Les coupures d’eau à Agadir depuis quelques mois pourraient-elles s’étendre à  d’autres villes ?

Le Maroc est un très bon élève dans la gestion de ses ressources en eau, dans les organismes internationaux, il est même cité en exemple, car lorsque vous allez dans n’importe quelle vie marocaine vous ouvrez un robinet et vous avez de l’eau de grande qualité et accessible toute l’année, 24h24. Alors certes ce n’est plus le cas à Agadir ces deniers mois, où des coupures sont d’eau sont faites de 22h du soir à 5 h du matin, mais c’est une première dans la ville.

Toutes les villes sont alimentées en eau qui respectent d’ailleurs les règles de l’OMS. Ceci est un luxe, car dans plusieurs pays ce n’est pas le cas. Certes nous nous comparons souvent à des pays européens, mais si nous nous comparons à des pays qui sont au même niveau de développement, alors le Maroc a réussi la gestion de ses ressources en eau. La construction des barrages a d’ailleurs été une excellente politique qui a permis de sauver plusieurs années de sécheresse.

 

Lire aussi: Ressources hydriques en baisse: plusieurs régions du royaume souffrent de pénurie d’eau

 

Néanmoins, la politique qui a été menée jusqu’à aujourd’hui a montré ses limites et désormais, il faudra être plus ferme. Le Maroc a d’ailleurs mis en place plusieurs projets de développement, notamment touristiques et agricoles, industriels, etc. qui sont des secteurs très gourmands en eau. C’est donc tout à fait normal qu’une saturation se manifeste. Autoriser des cultures qui demandent beaucoup d’eau n’a pas été une bonne politique non plus. Il faut donc pouvoir corriger ces dysfonctionnements pour que le pays puisse poursuivre son développement sereinement.

 

Le Maroc multiplie les projets de dessalement d’eau de mer. Autrefois coûteuse, cette voie est-elle intéressante pour le pays ?

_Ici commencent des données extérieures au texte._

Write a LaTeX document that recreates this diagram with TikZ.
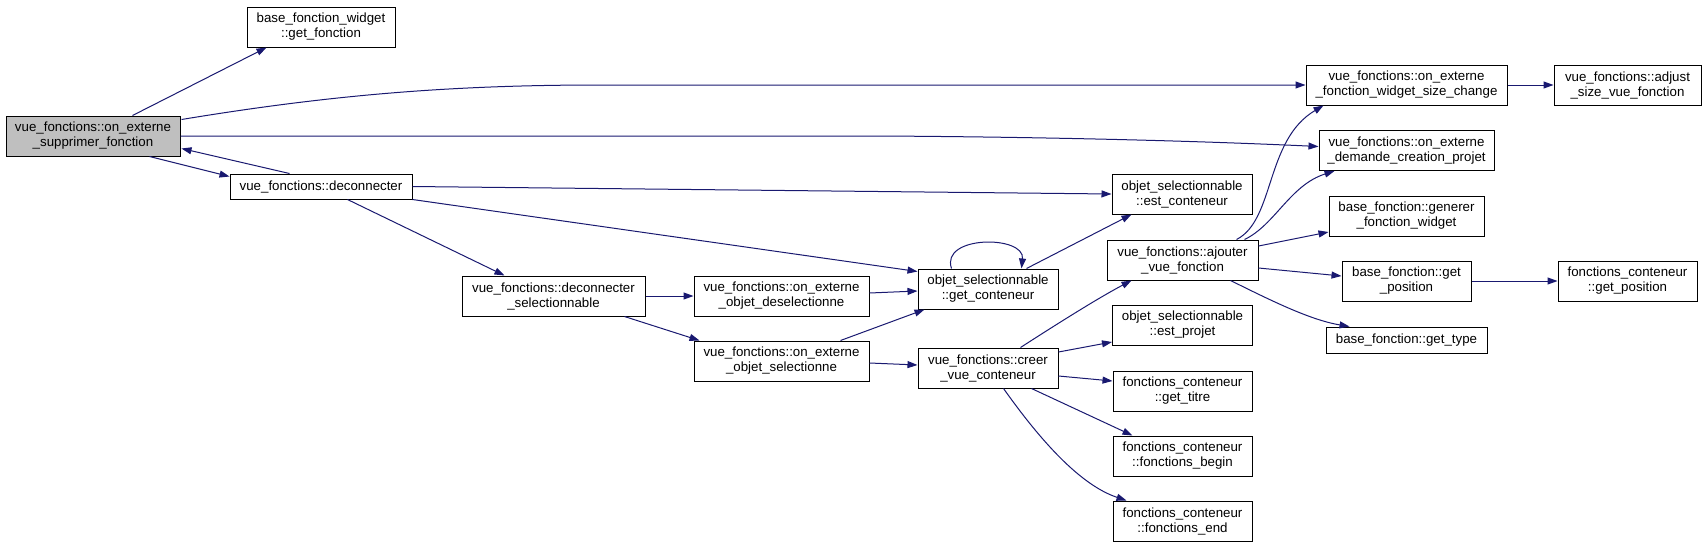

Le dessalement ne date pas d’hier au Maroc. Depuis le début des années 1990 le Maroc a entrepris cette voie-là, à travers tout d’abord la ville de Laâyoune qui est alimentée en eau à partir d’une usine de dessalement d’eau de mer. Par la suite, la même expérience a été menée dans d’autres villes comme Boujdour, Tan Tan et Dakhla. Aujourd’hui, une grande usine est en construction à Agadir, une autre est programmée à Safi et une dernière est quasiment prête à Al Hoceima.

La ville de Casablanca sera aussi dotée avant 2027 d’une grande usine de dessalement d’eau de mer, qui sera la plus grande d’Afrique et qui devrait traiter 300 millions de m³. La ville consomme actuellement 200 millions de m³, mais ses besoins devraient s’accroitre d’ici là.

Le dessalement de l’eau de mer n’est plus un choix, mais une obligation désormais, sinon nous nous retrouverons à avoir des coupures d’eau comme à Agadir. Si on veut disposer de l’eau dans nos robinets, nous sommes dans l’obligation d’entamer dans les plus brefs délais ces travaux, pour que ces usines soient opérationnelles dans trois-quatre ans et servent d’appoint aux systèmes d’approvisionnement actuels.

Le dessalement est d’ailleurs intéressant du point de vue de la disponibilité de l’eau de mer, deuxièmement la technique a beaucoup évolué et permet de produire une eau à un coût correct. Début des années 1990, le m³ coûtait environ 50 DH à Laâyoune par exemple, alors que de nos jours, nous arrivons à produire de l’eau dessalée à 10 DH le m³.